A Kabbalah teacher of mine uses this notion to demonstrate how sometimes realities that seem at odds or even contradictory to the human experience, can be in perfect harmony or even a unified oneness in a spiritual realm that has more dimensions to hold it together. For example, he explained the particle/wave paradox of light using this notion.

The doorway to the area of physics known as Quantum Mechanics was opened by experiments that produced mixed messages about the nature of light. In certain experiments light behaved like a steam of particles, called photons. In other experiments, light behaved like a wave. Physicists were confused, “Is light particles or waves?”

My teacher taught me based on the teachings of Kabbalah that light is both waves and particles. Both expressions of light are simultaneously true and co-exist as one seamless entity in a higher reality. If light were seen from the vantage point of its true realm (not from where we're seeing it) it would look like a singular reality.

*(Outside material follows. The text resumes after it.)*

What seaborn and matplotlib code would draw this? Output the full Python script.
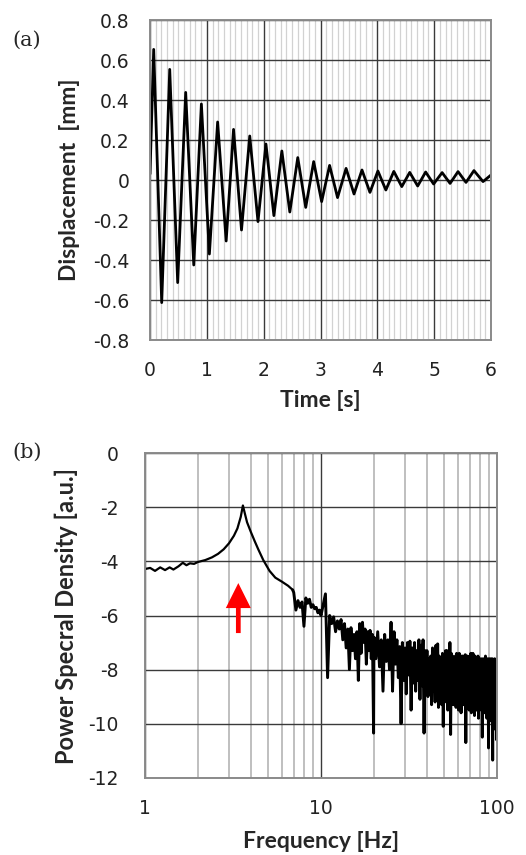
import numpy as np
import pandas as pd
import matplotlib
matplotlib.use("Agg")
import matplotlib.pyplot as plt
import seaborn as sns
from matplotlib.ticker import FixedLocator, NullFormatter

# ---------------- data: (a) displacement time history (extrema)
time_s = [0.0, 0.065, 0.206, 0.347, 0.487, 0.628, 0.77, 0.904, 1.045, 1.19, 1.34,
          1.47, 1.61, 1.755, 1.90, 2.04, 2.18, 2.32, 2.46, 2.60, 2.74, 2.88, 3.02,
          3.16, 3.30, 3.45, 3.59, 3.73, 3.87, 4.01, 4.15, 4.29, 4.43, 4.57, 4.71,
          4.85, 4.99, 5.14, 5.28, 5.42, 5.56, 5.70, 5.86, 6.0]
disp_mm = [0.03, 0.653, -0.613, 0.553, -0.513, 0.438, -0.425, 0.38, -0.37, 0.29,
           -0.305, 0.253, -0.25, 0.22, -0.208, 0.18, -0.178, 0.145, -0.16, 0.112,
           -0.137, 0.092, -0.108, 0.073, -0.088, 0.058, -0.07, 0.05, -0.062, 0.045,
           -0.05, 0.043, -0.033, 0.038, -0.03, 0.04, -0.02, 0.037, -0.017, 0.042,
           -0.012, 0.047, -0.008, 0.025]

# ---------------- data: (b) power spectral density
freq_smooth = [1.0, 1.07, 1.14, 1.22, 1.3, 1.38, 1.45, 1.55, 1.64, 1.72, 1.8, 1.9,
               2.0, 2.2, 2.4, 2.6, 2.8, 3.0, 3.2, 3.35, 3.5, 3.6, 3.7, 3.8, 4.0,
               4.2, 4.4, 4.7, 5.1, 5.5, 6.0, 6.5, 6.9]
psd_smooth = [-4.28, -4.24, -4.35, -4.22, -4.32, -4.22, -4.30, -4.18, -4.05, -4.14,
              -4.07, -4.09, -4.02, -3.95, -3.85, -3.72, -3.55, -3.33, -3.05, -2.78,
              -2.35, -1.93, -2.25, -2.55, -2.92, -3.25, -3.55, -3.95, -4.35, -4.60,
              -4.75, -4.90, -5.05]

freq_mid = [7.0, 7.2, 7.4, 7.6, 7.8, 8.0, 8.2, 8.4, 8.6, 8.8, 9.0, 9.2, 9.4, 9.6, 9.8,
            10.0, 10.3, 10.6, 10.9, 11.2, 11.5, 11.8, 12.1, 12.4, 12.7, 13.0, 13.3,
            13.6, 13.9, 14.2, 14.5, 14.8, 15.1, 15.4, 15.7, 16.0, 16.3, 16.6, 16.9,
            17.2, 17.5, 17.8, 18.1, 18.4, 18.7, 19.0, 19.3, 19.6, 19.9,
            20.0, 20.5, 21.0, 21.5, 22.0, 22.5, 23.0, 23.5, 24.0, 24.5, 25.0, 25.5,
            26.0, 26.5, 27.0, 27.5, 28.0, 28.5, 29.0, 29.5, 30.0, 30.5, 31.0, 31.5,
            32.0, 32.5, 33.0, 33.5, 34.0, 34.5, 35.0, 35.5, 36.0, 36.5, 37.0, 37.5,
            38.0, 38.5, 39.0, 39.5]
psd_mid = [-5.15, -5.80, -5.45, -5.70, -5.50, -6.40, -5.35, -5.55, -5.40, -5.70,
           -5.60, -5.75, -5.70, -5.90, -5.80,
           -6.0, -5.6, -5.2, -8.3, -6.0, -6.3, -6.05, -6.6, -6.2, -6.5, -6.15, -6.9,
           -6.3, -7.2, -6.5, -8.0, -6.45, -7.3, -6.7, -7.6, -6.6, -8.4, -6.3, -7.4,
           -6.25, -7.0, -6.5, -7.8, -6.6, -7.3, -6.55, -7.6, -6.7, -10.35,
           -6.8, -7.6, -6.6, -7.9, -6.9, -8.8, -6.7, -7.7, -6.9, -8.0, -6.25, -8.8,
           -6.6, -7.8, -6.9, -8.3, -7.15, -10.0, -7.0, -8.4, -7.2, -8.9, -7.0, -8.2,
           -6.95, -9.5, -7.2, -8.5, -7.0, -8.8, -7.3, -8.4, -6.9, -9.1, -7.1, -8.6,
           -6.9, -10.35, -7.3, -8.7]

freq_high = [40, 40.5, 41, 41.5, 42, 42.5, 43, 43.5, 44, 44.5, 45, 45.5, 46, 46.5,
             47, 47.5, 48, 48.5, 49, 49.5, 50, 50.5, 51, 51.5, 52, 52.5, 53, 53.5,
             54, 54.5, 55, 55.5, 56, 56.5, 57, 57.5, 58, 58.5, 59, 59.5, 60, 60.5,
             61, 61.5, 62, 62.5, 63, 63.5, 64, 64.5, 65, 65.5, 66, 66.5, 67, 67.5,
             68, 68.5, 69, 69.5, 70, 70.5, 71, 71.5, 72, 72.5, 73, 73.5, 74, 74.5,
             75, 75.5, 76, 76.5, 77, 77.5, 78, 78.5, 79, 79.5, 80, 80.5, 81, 81.5,
             82, 82.5, 83, 83.5, 84, 84.5, 85, 85.5, 86, 86.5, 87, 87.5, 88, 88.5,
             89, 89.5, 90, 90.5, 91, 91.5, 92, 92.5, 93, 93.5, 94, 94.5, 95, 95.5,
             96, 96.5, 97, 97.5, 98, 98.5, 99, 99.5, 100]
psd_high = [-7.3, -9.0, -7.6, -8.9, -7.5, -9.3, -7.2, -8.8, -7.4, -9.2, -7.1, -9.0,
            -7.05, -9.4, -7.5, -8.9, -7.6, -9.3, -7.4, -10.1, -7.5, -9.2, -7.3, -9.0,
            -7.3, -9.5, -7.6, -9.1, -7.0, -10.4, -7.4, -9.0, -7.5, -9.3, -7.7, -9.1,
            -7.5, -9.4, -7.4, -9.0, -7.6, -9.5, -7.4, -9.2, -7.7, -9.6, -7.5, -9.0,
            -7.5, -9.3, -7.6, -9.2, -7.45, -10.7, -7.6, -9.3, -7.5, -9.1, -7.7, -9.5,
            -7.5, -9.3, -7.4, -9.6, -7.6, -9.1, -7.4, -9.4, -7.6, -9.7, -7.5, -9.2,
            -7.6, -9.5, -7.7, -9.3, -7.5, -9.8, -7.6, -9.4, -7.6, -9.2, -7.7, -9.5,
            -7.6, -10.5, -7.8, -9.3, -7.6, -9.6, -7.7, -9.2, -7.5, -9.5, -7.8, -9.8,
            -7.6, -9.4, -7.7, -10.9, -7.6, -9.5, -7.8, -9.3, -7.6, -9.9, -7.7, -9.6,
            -7.6, -11.35, -7.8, -9.4, -7.7, -9.6, -7.6, -10.2, -7.8, -9.5, -7.7, -10.6,
            -7.7]

disp_yticks = [-0.8, -0.6, -0.4, -0.2, 0, 0.2, 0.4, 0.6, 0.8]
disp_ylabels = ["-0.8", "-0.6", "-0.4", "-0.2", "0", "0.2", "0.4", "0.6", "0.8"]
time_ticks = [0, 1, 2, 3, 4, 5, 6]
psd_yticks = [-12, -10, -8, -6, -4, -2, 0]
psd_ylabels = ["-12", "-10", "-8", "-6", "-4", "-2", "0"]
freq_ticks = [1, 10, 100]
freq_labels = ["1", "10", "100"]
peak_freq = 3.39

# ---------------- style
sns.set_style("white")
plt.rcParams['font.family'] = ['DejaVu Sans']
plt.rcParams['axes.unicode_minus'] = False

W, H = 526, 855
fig = plt.figure(figsize=(W / 100, H / 100), dpi=100)

def frac(l, t, r, b):
    return [l / W, 1 - b / H, (r - l) / W, (b - t) / H]

tick_fs = 13.5
lab_fs = 16.5
lab_family = ['Lato', 'DejaVu Sans']
dark = '#3a3a3a'
frame = '#8a8a8a'

# ---------- (a)
ax1 = fig.add_axes(frac(150, 20, 491, 340))
df_a = pd.DataFrame({"t": time_s, "d": disp_mm})
sns.lineplot(data=df_a, x="t", y="d", ax=ax1, color='black', lw=2.0,
             estimator=None, sort=False)
ax1.set_xlim(0, 6)
ax1.set_ylim(-0.8, 0.8)
ax1.xaxis.set_major_locator(FixedLocator(time_ticks))
ax1.xaxis.set_minor_locator(FixedLocator([i / 10 for i in range(61) if i % 10]))
ax1.set_yticks(disp_yticks)
ax1.set_yticklabels(disp_ylabels)
ax1.set_xticklabels([str(v) for v in time_ticks])
ax1.grid(which='minor', axis='x', color='#d2d2d2', lw=0.9)
ax1.grid(which='major', axis='both', color=dark, lw=1.0)
ax1.set_axisbelow(True)
ax1.tick_params(axis='both', which='both', length=0, labelsize=tick_fs, colors='#222222')
ax1.tick_params(axis='y', pad=15)
ax1.tick_params(axis='x', pad=15)
ax1.set_xlabel("Time [s]", fontsize=lab_fs, fontweight='bold', family=lab_family)
ax1.set_ylabel("Displacement  [mm]", fontsize=lab_fs, fontweight='bold', family=lab_family)
ax1.xaxis.set_label_coords(0.5, -0.155)
ax1.yaxis.set_label_coords(-0.205, 0.5)
for s in ax1.spines.values():
    s.set_color(frame)
    s.set_linewidth(1.4)

fig.text(12 / W, 1 - 40 / H, "(a)", family=['DejaVu Serif'], fontsize=15,
         va='center', ha='left')

# ---------- (b)
ax2 = fig.add_axes(frac(145, 453.3, 497, 777.7))
df_smooth = pd.DataFrame({"f": freq_smooth, "p": psd_smooth})
df_noisy = pd.DataFrame({"f": freq_smooth[-1:] + freq_mid + freq_high,
                         "p": psd_smooth[-1:] + psd_mid + psd_high})
sns.lineplot(data=df_smooth, x="f", y="p", ax=ax2, color='black', lw=1.6,
             estimator=None, sort=False)
sns.lineplot(data=df_noisy, x="f", y="p", ax=ax2, color='black', lw=2.1,
             estimator=None, sort=False)
ax2.set_xscale('log')
ax2.set_xlim(1, 100)
ax2.set_ylim(-12, 0)
ax2.xaxis.set_major_locator(FixedLocator(freq_ticks))
ax2.xaxis.set_minor_locator(FixedLocator([m * d for d in (1, 10) for m in range(2, 10)]))
ax2.xaxis.set_minor_formatter(NullFormatter())
ax2.set_xticklabels(freq_labels)
ax2.set_yticks(psd_yticks)
ax2.set_yticklabels(psd_ylabels)
ax2.grid(which='minor', axis='x', color='#b4b4b4', lw=1.2)
ax2.grid(which='major', axis='both', color=dark, lw=1.0)
ax2.set_axisbelow(True)
ax2.tick_params(axis='both', which='both', length=0, labelsize=tick_fs, colors='#222222')
ax2.tick_params(axis='y', pad=19)
ax2.tick_params(axis='x', pad=15)
ax2.set_xlabel("Frequency [Hz]", fontsize=lab_fs, fontweight='bold', family=lab_family)
ax2.set_ylabel("Power Specral Density [a.u.]", fontsize=17, fontweight='bold',
               family=lab_family)
ax2.xaxis.set_label_coords(0.5, -0.165)
ax2.yaxis.set_label_coords(-0.19, 0.5)
for s in ax2.spines.values():
    s.set_color(frame)
    s.set_linewidth(1.4)

ax2.annotate("", xy=(peak_freq, -4.8), xytext=(peak_freq, -6.65),
             arrowprops=dict(arrowstyle="simple,head_width=18,head_length=18,tail_width=3.4",
                             mutation_scale=1, color='#ff0000', shrinkA=0, shrinkB=0, lw=0))

fig.text(12 / W, 1 - 452 / H, "(b)", family=['DejaVu Serif'], fontsize=15,
         va='center', ha='left')

fig.savefig("out.png", dpi=100)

It only manifests separately as particles and waves because human perception can only process in limited dimensions. As a result light fragments in our realm, splitting up an item that is one in a higher dimensional reality.

Following this logic consistently to one of its possible inferences, it seems that a what makes one realm higher than the next might merely be the amount of dimensions that its creatures can perceive in. So literally the perceptions of its creatures create the realm. Creatures capable of perceiving in more dimensions are just by their own perception living in a higher spiritual realm than creatures who perceive in fewer dimensions.

Our Creator is infinite in most absolute sense. He creates and removes dimensions to differentiate realms. He exists as if infinitely dimensional.